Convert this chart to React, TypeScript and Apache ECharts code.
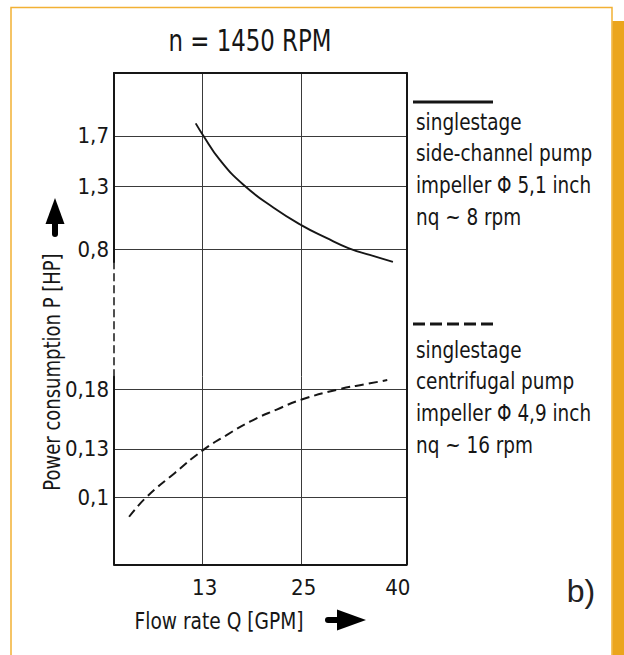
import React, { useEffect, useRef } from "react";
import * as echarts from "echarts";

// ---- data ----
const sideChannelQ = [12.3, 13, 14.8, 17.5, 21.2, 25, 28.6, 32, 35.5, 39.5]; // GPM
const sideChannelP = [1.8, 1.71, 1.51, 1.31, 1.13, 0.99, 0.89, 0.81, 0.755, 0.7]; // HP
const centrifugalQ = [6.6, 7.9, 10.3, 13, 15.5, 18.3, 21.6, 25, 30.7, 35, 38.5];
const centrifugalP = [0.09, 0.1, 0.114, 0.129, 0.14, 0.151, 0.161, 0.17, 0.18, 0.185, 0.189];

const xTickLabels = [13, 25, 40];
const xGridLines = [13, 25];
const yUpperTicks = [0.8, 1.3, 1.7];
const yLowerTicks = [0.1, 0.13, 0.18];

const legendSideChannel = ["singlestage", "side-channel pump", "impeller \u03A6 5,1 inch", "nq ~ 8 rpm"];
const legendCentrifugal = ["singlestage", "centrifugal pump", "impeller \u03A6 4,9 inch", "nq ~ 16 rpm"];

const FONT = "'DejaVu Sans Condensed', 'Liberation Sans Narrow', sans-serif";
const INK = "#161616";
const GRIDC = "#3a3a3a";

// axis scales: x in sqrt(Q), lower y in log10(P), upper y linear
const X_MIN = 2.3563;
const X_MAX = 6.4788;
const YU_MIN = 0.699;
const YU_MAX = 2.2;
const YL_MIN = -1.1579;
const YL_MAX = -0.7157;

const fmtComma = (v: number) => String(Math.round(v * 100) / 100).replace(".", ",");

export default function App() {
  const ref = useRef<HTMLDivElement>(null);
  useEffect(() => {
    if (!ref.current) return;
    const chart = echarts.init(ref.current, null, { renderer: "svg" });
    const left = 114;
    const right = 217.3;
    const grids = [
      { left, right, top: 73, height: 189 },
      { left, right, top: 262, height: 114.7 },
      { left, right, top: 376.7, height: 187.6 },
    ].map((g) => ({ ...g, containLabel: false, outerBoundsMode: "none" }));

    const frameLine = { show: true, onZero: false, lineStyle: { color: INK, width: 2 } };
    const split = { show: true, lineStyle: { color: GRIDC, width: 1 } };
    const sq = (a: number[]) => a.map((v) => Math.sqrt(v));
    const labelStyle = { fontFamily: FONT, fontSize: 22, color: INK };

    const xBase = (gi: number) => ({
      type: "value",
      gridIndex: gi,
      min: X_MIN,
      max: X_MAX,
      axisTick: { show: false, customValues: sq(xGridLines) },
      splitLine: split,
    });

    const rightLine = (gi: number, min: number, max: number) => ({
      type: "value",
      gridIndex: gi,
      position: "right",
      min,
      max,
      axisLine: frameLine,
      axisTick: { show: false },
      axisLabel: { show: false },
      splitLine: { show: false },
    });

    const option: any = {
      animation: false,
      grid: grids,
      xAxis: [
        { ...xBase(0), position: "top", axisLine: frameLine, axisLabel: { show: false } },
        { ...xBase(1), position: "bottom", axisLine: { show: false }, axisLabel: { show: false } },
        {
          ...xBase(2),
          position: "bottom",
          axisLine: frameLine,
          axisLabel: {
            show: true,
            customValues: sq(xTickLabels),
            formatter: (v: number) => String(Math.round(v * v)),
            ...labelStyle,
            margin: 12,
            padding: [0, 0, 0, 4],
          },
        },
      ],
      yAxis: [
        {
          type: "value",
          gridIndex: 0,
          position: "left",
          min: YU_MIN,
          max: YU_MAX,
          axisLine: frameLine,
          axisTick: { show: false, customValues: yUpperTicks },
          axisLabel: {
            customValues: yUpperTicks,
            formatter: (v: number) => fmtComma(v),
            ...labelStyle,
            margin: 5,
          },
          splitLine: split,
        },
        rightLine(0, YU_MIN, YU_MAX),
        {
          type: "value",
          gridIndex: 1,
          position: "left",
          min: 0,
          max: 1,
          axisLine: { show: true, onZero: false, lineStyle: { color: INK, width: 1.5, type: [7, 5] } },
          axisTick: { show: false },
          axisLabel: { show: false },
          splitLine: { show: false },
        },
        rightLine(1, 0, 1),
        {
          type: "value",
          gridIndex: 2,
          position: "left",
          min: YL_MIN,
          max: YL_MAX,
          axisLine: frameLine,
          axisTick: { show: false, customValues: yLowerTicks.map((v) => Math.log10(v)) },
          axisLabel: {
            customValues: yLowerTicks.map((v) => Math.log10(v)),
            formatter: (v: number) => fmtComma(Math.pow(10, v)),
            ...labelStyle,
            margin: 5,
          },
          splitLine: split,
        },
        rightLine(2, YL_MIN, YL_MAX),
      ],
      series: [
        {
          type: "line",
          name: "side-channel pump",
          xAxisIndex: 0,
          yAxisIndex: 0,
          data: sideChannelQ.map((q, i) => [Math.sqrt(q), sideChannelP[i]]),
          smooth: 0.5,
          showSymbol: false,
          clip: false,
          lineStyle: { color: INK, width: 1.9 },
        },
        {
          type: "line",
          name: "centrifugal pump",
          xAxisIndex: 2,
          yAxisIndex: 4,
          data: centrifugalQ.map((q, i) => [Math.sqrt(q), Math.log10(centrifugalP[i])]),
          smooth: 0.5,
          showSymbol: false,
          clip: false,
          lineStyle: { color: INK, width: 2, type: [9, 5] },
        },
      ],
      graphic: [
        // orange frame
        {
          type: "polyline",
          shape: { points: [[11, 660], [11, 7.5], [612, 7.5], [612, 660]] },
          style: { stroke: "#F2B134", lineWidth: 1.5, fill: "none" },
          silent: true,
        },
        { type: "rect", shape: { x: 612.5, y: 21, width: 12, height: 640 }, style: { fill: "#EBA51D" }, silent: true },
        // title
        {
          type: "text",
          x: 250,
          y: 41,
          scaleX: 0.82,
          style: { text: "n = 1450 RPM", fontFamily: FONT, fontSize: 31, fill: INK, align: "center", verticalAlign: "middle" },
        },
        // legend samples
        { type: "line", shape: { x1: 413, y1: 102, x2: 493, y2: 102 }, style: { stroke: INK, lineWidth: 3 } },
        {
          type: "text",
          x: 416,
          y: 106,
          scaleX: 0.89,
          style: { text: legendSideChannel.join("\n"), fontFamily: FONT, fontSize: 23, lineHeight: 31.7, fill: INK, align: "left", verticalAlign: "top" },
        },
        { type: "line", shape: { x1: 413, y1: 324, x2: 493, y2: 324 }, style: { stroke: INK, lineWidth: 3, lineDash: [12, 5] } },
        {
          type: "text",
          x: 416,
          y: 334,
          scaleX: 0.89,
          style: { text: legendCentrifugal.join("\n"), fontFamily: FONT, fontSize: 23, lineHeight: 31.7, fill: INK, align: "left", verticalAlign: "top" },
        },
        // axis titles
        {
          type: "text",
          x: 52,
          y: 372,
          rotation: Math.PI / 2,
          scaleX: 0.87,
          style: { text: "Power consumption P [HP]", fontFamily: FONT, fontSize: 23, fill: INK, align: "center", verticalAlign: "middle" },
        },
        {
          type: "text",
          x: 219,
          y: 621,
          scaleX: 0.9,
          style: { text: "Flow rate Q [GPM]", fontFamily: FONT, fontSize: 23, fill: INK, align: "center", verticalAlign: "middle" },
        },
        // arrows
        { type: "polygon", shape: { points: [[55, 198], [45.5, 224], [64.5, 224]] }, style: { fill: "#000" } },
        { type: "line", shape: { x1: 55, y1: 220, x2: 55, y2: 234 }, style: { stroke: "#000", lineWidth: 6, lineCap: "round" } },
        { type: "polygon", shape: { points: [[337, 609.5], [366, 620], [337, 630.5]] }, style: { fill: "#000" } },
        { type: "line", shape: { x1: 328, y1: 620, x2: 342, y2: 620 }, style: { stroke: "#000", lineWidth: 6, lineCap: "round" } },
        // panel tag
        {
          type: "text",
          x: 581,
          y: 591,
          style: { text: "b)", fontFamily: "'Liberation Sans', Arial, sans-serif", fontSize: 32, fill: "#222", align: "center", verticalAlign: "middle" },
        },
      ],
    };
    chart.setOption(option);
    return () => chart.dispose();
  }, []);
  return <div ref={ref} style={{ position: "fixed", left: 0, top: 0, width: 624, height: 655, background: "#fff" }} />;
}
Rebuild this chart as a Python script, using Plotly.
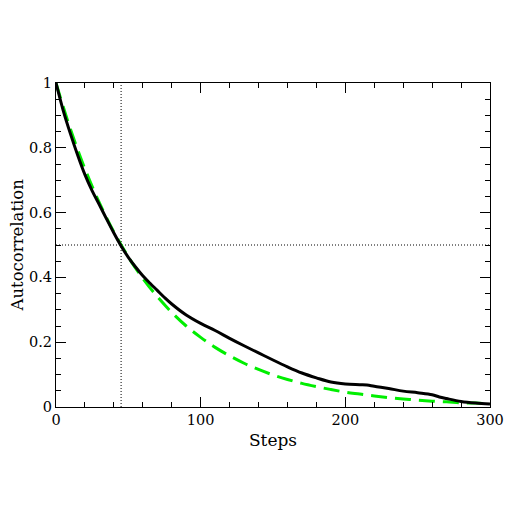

○ ○ ○ ○ ○

Task to complete =>
Repeat exactly the lines from the start of the entries down to the line with "const yLowerTicks = [0.1, 0.13, 0.18];", keeping both ends but none of the pictures.

Completed exercise =>
Convert this chart to React, TypeScript and Apache ECharts code.
import React, { useEffect, useRef } from "react";
import * as echarts from "echarts";

// ---- data ----
const sideChannelQ = [12.3, 13, 14.8, 17.5, 21.2, 25, 28.6, 32, 35.5, 39.5]; // GPM
const sideChannelP = [1.8, 1.71, 1.51, 1.31, 1.13, 0.99, 0.89, 0.81, 0.755, 0.7]; // HP
const centrifugalQ = [6.6, 7.9, 10.3, 13, 15.5, 18.3, 21.6, 25, 30.7, 35, 38.5];
const centrifugalP = [0.09, 0.1, 0.114, 0.129, 0.14, 0.151, 0.161, 0.17, 0.18, 0.185, 0.189];

const xTickLabels = [13, 25, 40];
const xGridLines = [13, 25];
const yUpperTicks = [0.8, 1.3, 1.7];
const yLowerTicks = [0.1, 0.13, 0.18];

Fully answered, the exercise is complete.